My Mom disciplined with words and a sad look on her face.  My Grandmother used a keen, little switch applied to my bare legs and she made me pick it myself from the forsythia bush in her backyard.  If what I picked wasn't big enough, I was sent back to pick another.  Sometimes it took me so long to chose the proper size, she would forget about my mischief and go on with her chores in which case I would just put the switch on the back porch step and quietly sneak away.  There was always more pain in the picking and the anticipation of what was to come than the switching itself. 

For my own children, my house slippers were of a 'mule' type that I could have off in a heartbeat and pop a little butt when i needed to get someone's attention.


----------



## 911 (Apr 2, 2018)

Holly, I can't come up with any words that would help to heal you from those days gone by, except to always remind yourself that you survived and that you are loved by so many people today. Love has a way of healing emotional wounds, but can't do much for physical wounds. Much of how you healed yourself is none of my business, but I want you to know that I respect your ability to talk about it and that you didn't take a course of action to stop it that would have been even worse than the beatings. You may or may not believe that, but I have arrested people for killing their mom or dad because of being beaten, only to tell me that they should have done this or that instead of killing them, but now it's too late. I appreciate your candor. So many people that have gone through similar events cannot or won't speak about it. I wish you and anyone else that has faced that type of treatment the best there is in this life.  

My Mom never struck me, oh, wait, that's not true. She did slap me across my mouth one time when I said something to our neighbor that was disrespectful. My Dad, OTOH, gave me one spanking and two single butt slaps. At least he always used his hand.


----------



## Radrook (Apr 19, 2018)

My father never struck me because my mother prevented him since all he did was totally ignore and criticize and discourage me at every opportunitty.
Seemed as if he considered me his mortal enemy and was hell bent on doing me psychological damage.


----------



## john19485 (Apr 19, 2018)

Mom and father spanked me with his hand or belt, not many times, Grandfather however used a razor strap, said he wanted to beat the devil out of me.


----------



## Seeker (Apr 19, 2018)

I had the belt and the switch..I got picked up one time and thrown across the room..all because I wanted to watch the last few minutes of "Big Valley"... Instead of washing the dishes...Do I hate my Daddy for it?..Well..NO I love my Daddy and I have great respect for him. Did I deserve it? Well I think so..took me years to understand it, but I get it....now.

When I was in third grade I ran away from school all because my moma wouldn't let me stay all night with a friend I had.
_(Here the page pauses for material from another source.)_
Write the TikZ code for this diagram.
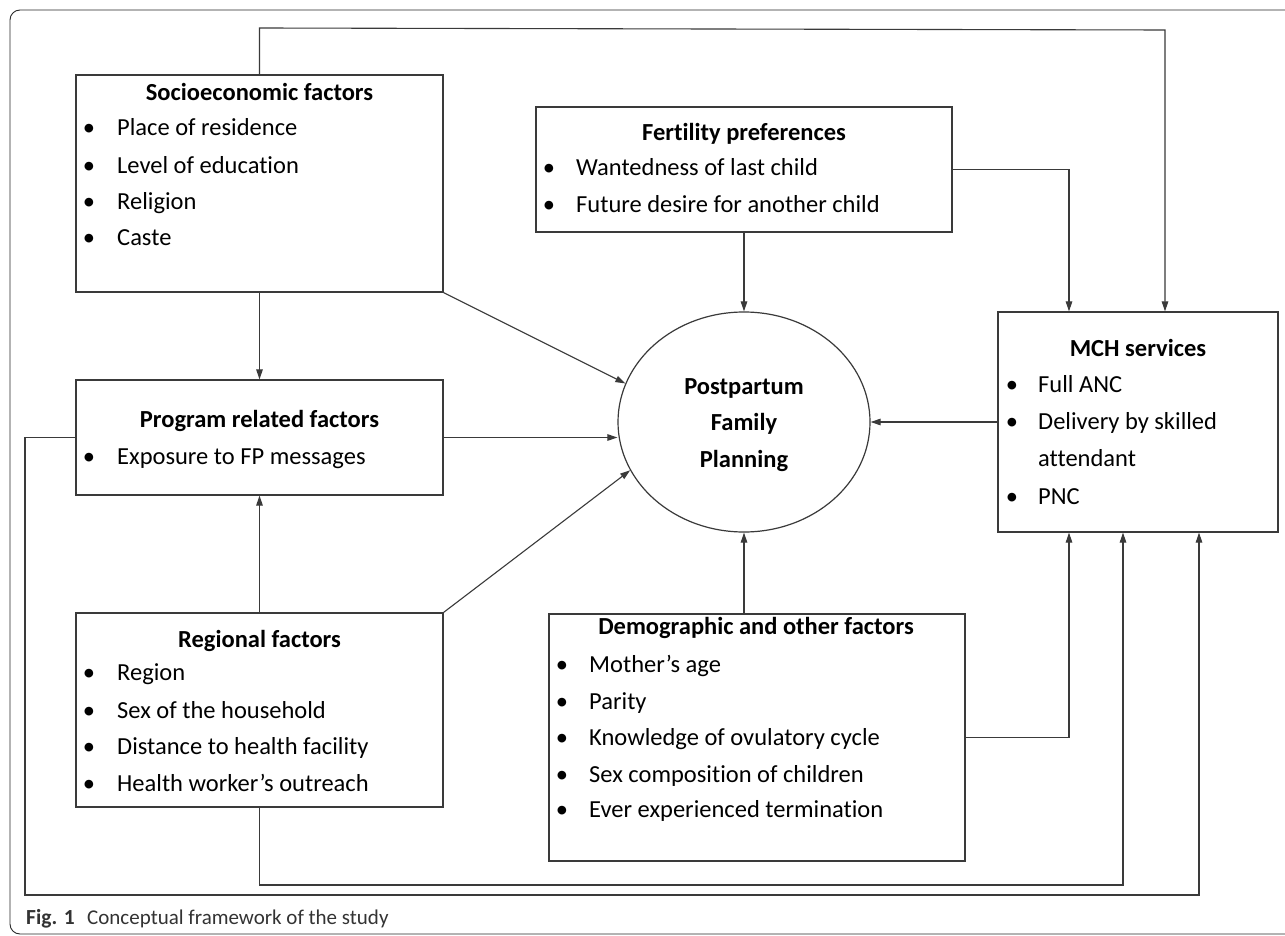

So we both left at milk break and headed to her house. Good gosh almighty.. if one of my kids had done such I would have been livid, only for the worry of their well being. Would I have tried to bust their butt to make it sink in, that you can't do that?..Well yes!

Needless to say after that I got to go spend the night with her and we took a bubble bath in laundry detergent.....go figure... I still remember it to this very day. As well as the belt whippin' I got for leavin' school. I also remember being picked up by the "Principle" in his Volks Wagon and prayin' all the way back.


----------